U.S. District Judge Paul A. Engelmayer, who handed down the sentence, sharply rebuked Kwon for repeatedly lying to everyday investors who trusted him with their life savings.
“This was a fraud on an epic, generational scale. In the history of federal prosecutions, there are few frauds that have caused as much harm as you have, Mr. Kwon,” Engelmayer said during a hearing in Manhattan federal court.
Kwon, 34, who co-founded Singapore-based Terraform Labs and developed the TerraUSD and Luna currencies, previously pleaded guilty and admitted to misleading investors about a coin that was supposed to maintain a steady price during periods of crypto market volatility.
He is one of several cryptocurrency moguls to face federal charges after a slump in digital token prices in 2022 prompted the collapse of a number of companies.
Dressed in yellow prison garb, Kwon addressed the court and apologized to his victims, including the hundreds who submitted letters to the court describing the harm they had suffered.
“All of their stories were harrowing and reminded me again of the great losses that I’ve caused. I want to tell these victims that I am sorry,” Kwon said.
Ayyildiz Attila, one of the hundreds of victims who submitted letters to the court, said he lost between $400,000 and $500,000 in the collapse.
“My savings, my future, and the results of years of sacrifice disappeared. I struggled to keep up with payments and responsibilities, and everything I had worked forwas erased,” Attila said.
Kwon’s lawyer Sean Hecker said in an email after the sentencing that Kwon spoke from the heart, expressed genuine remorse and will continue his efforts to make amends.
US Attorney Jay Clayton in Manhattan said in a statement following the hearing that Kwon devised elaborate schemes to inflate the value of his cryptocurrencies and fled accountability when his crimes caught up to him.
Prosecutors had asked for a sentence of at least 12 years in prison, saying the crash of Kwon’s Terra cryptocurrency caused billions of dollars in losses and triggered a cascade of crises in the crypto market.
Kwon’s lawyers had asked that he be sentenced to no more than five years so he can return to South Korea to face criminal charges.

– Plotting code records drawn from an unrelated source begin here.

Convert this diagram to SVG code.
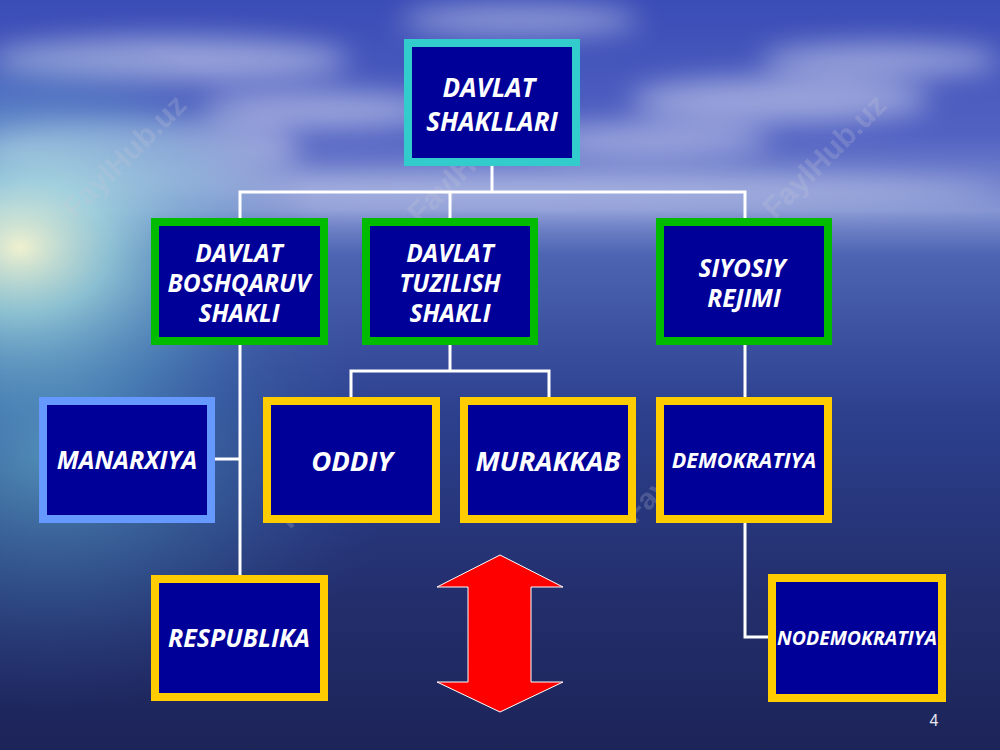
<svg xmlns="http://www.w3.org/2000/svg" width="1000" height="750" viewBox="0 0 1000 750">
<defs>
<linearGradient id="bg" x1="0" y1="0" x2="0" y2="1">
<stop offset="0" stop-color="#3a4cb6"/>
<stop offset="0.18" stop-color="#5262c2"/>
<stop offset="0.28" stop-color="#8494d2"/>
<stop offset="0.34" stop-color="#4c64b2"/>
<stop offset="0.55" stop-color="#2c408e"/>
<stop offset="0.8" stop-color="#232e6c"/>
<stop offset="1" stop-color="#1c2458"/>
</linearGradient>
<radialGradient id="glow" cx="0.02" cy="0.33" r="0.3">
<stop offset="0" stop-color="#f8f8d0" stop-opacity="0.95"/>
<stop offset="0.3" stop-color="#a8e4e0" stop-opacity="0.7"/>
<stop offset="0.7" stop-color="#5aa0c8" stop-opacity="0.3"/>
<stop offset="1" stop-color="#3b5ab0" stop-opacity="0"/>
</radialGradient>
<radialGradient id="sea" cx="0.05" cy="0.6" r="0.35">
<stop offset="0" stop-color="#6cc8d8" stop-opacity="0.6"/>
<stop offset="0.6" stop-color="#4a90c0" stop-opacity="0.25"/>
<stop offset="1" stop-color="#3b5ab0" stop-opacity="0"/>
</radialGradient>
<filter id="blur" x="-20%" y="-50%" width="140%" height="200%"><feGaussianBlur stdDeviation="14"/></filter>
<style>
.box{fill:#000099;stroke-width:8}
.cy{stroke:#33cccc}
.gr{stroke:#00bb00}
.lb{stroke:#6699ff}
.ye{stroke:#ffcc00}
.t{fill:#ffffff;font-family:"Open Sans","Noto Sans","DejaVu Sans",sans-serif;font-weight:bold;font-style:italic;text-anchor:middle}
.ln{fill:none;stroke:#ffffff;stroke-width:3}
.wm{fill:#c8c8d8;opacity:0.22;font-family:"Liberation Sans",Arial,sans-serif;font-weight:bold;font-size:30px}
</style>
</defs>
<rect width="1000" height="750" fill="url(#bg)"/>
<g filter="url(#blur)" fill="#dfe4f4" opacity="0.55">
<ellipse cx="170" cy="60" rx="180" ry="22"/>
<ellipse cx="140" cy="150" rx="160" ry="30"/>
<ellipse cx="320" cy="110" rx="120" ry="18"/>
<ellipse cx="780" cy="100" rx="150" ry="22"/>
<ellipse cx="880" cy="60" rx="120" ry="16"/>
<ellipse cx="650" cy="140" rx="120" ry="16"/>
<ellipse cx="520" cy="20" rx="120" ry="14"/>
<ellipse cx="500" cy="190" rx="500" ry="14"/>
</g>
<rect width="1000" height="750" fill="url(#sea)"/>
<rect width="1000" height="750" fill="url(#glow)"/>
<g>
<text class="wm" transform="translate(75,220) rotate(-45)">FaylHub.uz</text>
<text class="wm" transform="translate(420,225) rotate(-45)">FaylHub.uz</text>
<text class="wm" transform="translate(775,220) rotate(-45)">FaylHub.uz</text>
<text class="wm" transform="translate(290,530) rotate(-45)">FaylHub.uz</text>
<text class="wm" transform="translate(635,525) rotate(-45)">FaylHub.uz</text>
</g>
<g id="connectors">
<polyline class="ln" points="492,166 492,192"/>
<polyline class="ln" points="240,218 240,192 745,192 745,218"/>
<polyline class="ln" points="450,192 450,218"/>
<polyline class="ln" points="240,345 240,575"/>
<polyline class="ln" points="215,459 240,459"/>
<polyline class="ln" points="450,345 450,371"/>
<polyline class="ln" points="351,397 351,371 549,371 549,397"/>
<polyline class="ln" points="745,345 745,397"/>
<polyline class="ln" points="745,523 745,637 768,637"/>
</g>
<g id="n-root"><rect class="box cy" x="408" y="43" width="168" height="119"/><text class="t" font-size="26" x="489" y="97">DAVLAT</text><text class="t" font-size="26" x="492" y="131">SHAKLLARI</text></g>
<g id="n-boshqaruv"><rect class="box gr" x="155" y="222" width="169" height="119"/><text class="t" font-size="24.5" x="239" y="262">DAVLAT</text><text class="t" font-size="24.5" x="239" y="292">BOSHQARUV</text><text class="t" font-size="24.5" x="239" y="322">SHAKLI</text></g>
<g id="n-tuzilish"><rect class="box gr" x="366" y="222" width="168" height="119"/><text class="t" font-size="24.5" x="450" y="262">DAVLAT</text><text class="t" font-size="24.5" x="450" y="292">TUZILISH</text><text class="t" font-size="24.5" x="450" y="322">SHAKLI</text></g>
<g id="n-siyosiy"><rect class="box gr" x="660" y="222" width="168" height="119"/><text class="t" font-size="24.5" x="742" y="277">SIYOSIY </text><text class="t" font-size="24.5" x="744" y="307">REJIMI</text></g>
<g id="n-manarxiya"><rect class="box lb" x="43" y="401" width="168" height="118"/><text class="t" font-size="25" x="127" y="469">MANARXIYA</text></g>
<g id="n-oddiy"><rect class="box ye" x="267" y="401" width="169" height="118"/><text class="t" font-size="27.5" x="352" y="471">ODDIY</text></g>
<g id="n-murakkab"><rect class="box ye" x="464" y="401" width="168" height="118"/><text class="t" font-size="27.5" x="548" y="471">MURAKKAB</text></g>
<g id="n-demokratiya"><rect class="box ye" x="660" y="401" width="168" height="118"/><text class="t" font-size="21.5" x="744" y="468">DEMOKRATIYA</text></g>
<g id="n-respublika"><rect class="box ye" x="155" y="579" width="169" height="118"/><text class="t" font-size="25" x="239" y="647">RESPUBLIKA</text></g>
<g id="n-nodemokratiya"><rect class="box ye" x="772" y="578" width="170" height="120"/><text class="t" font-size="19.5" x="857" y="645">NODEMOKRATIYA</text></g>
<g id="arrow"><polygon points="500,555 563,587 531,587 531,682 563,682 500,712 437,682 468,682 468,587 437,587" fill="#ff0000" stroke="#ffffff" stroke-width="1"/></g>
<text x="934" y="726" font-family="'Liberation Sans',Arial,sans-serif" font-size="16" fill="#e8e8f0" text-anchor="middle">4</text>
</svg>
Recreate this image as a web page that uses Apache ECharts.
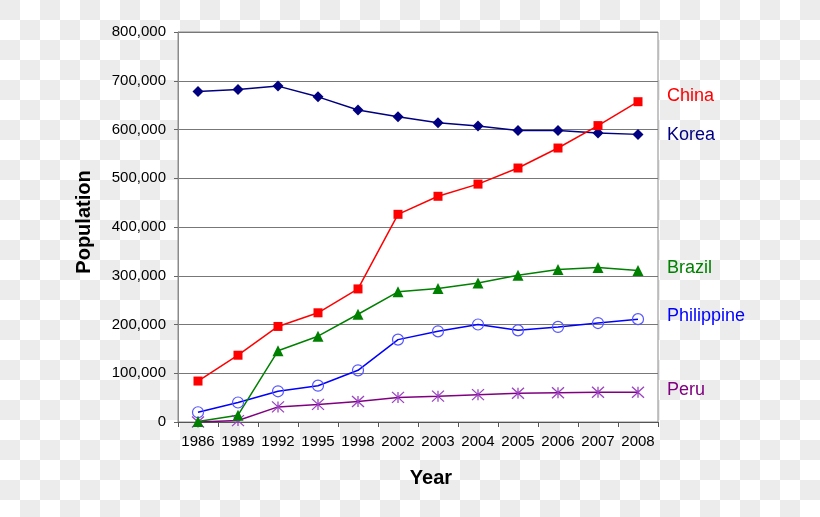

Prosecutors charged Kwon in January with nine criminal counts for securities fraud, wire fraud, commodities fraud and money laundering conspiracy.
Kwon was accused of misleading investors in 2021 about TerraUSD, a so-called stablecoin designed to maintain a value of $1. Prosecutors alleged that when TerraUSD slipped below its $1 peg in May 2021, Kwon told investors a computer algorithm known as “Terra Protocol” had restored the coin’s value.
Instead, Kwon arranged for a high-frequency trading firm to secretly buy millions of dollars of the token to artificially prop up its price, according to charging documents.
Kwon pleaded guilty in August to two counts, conspiracy to defraud and wire fraud, and apologized in court for his conduct.
“I made false and misleading statements about why it regained its peg by failing to disclose a trading firm’s role in restoring that peg,” Kwon said at the time. “What I did was wrong.”
Kwon agreed in 2024 to pay $80 million as a civil fine and be banned from crypto transactions as part of a $4.55 billion settlement he and Terraform reached with the Securities and Exchange Commission.
He also faces charges in South Korea. As part of his plea deal, prosecutors will not oppose Kwon’s potential application to be transferred abroad after serving half his US sentence.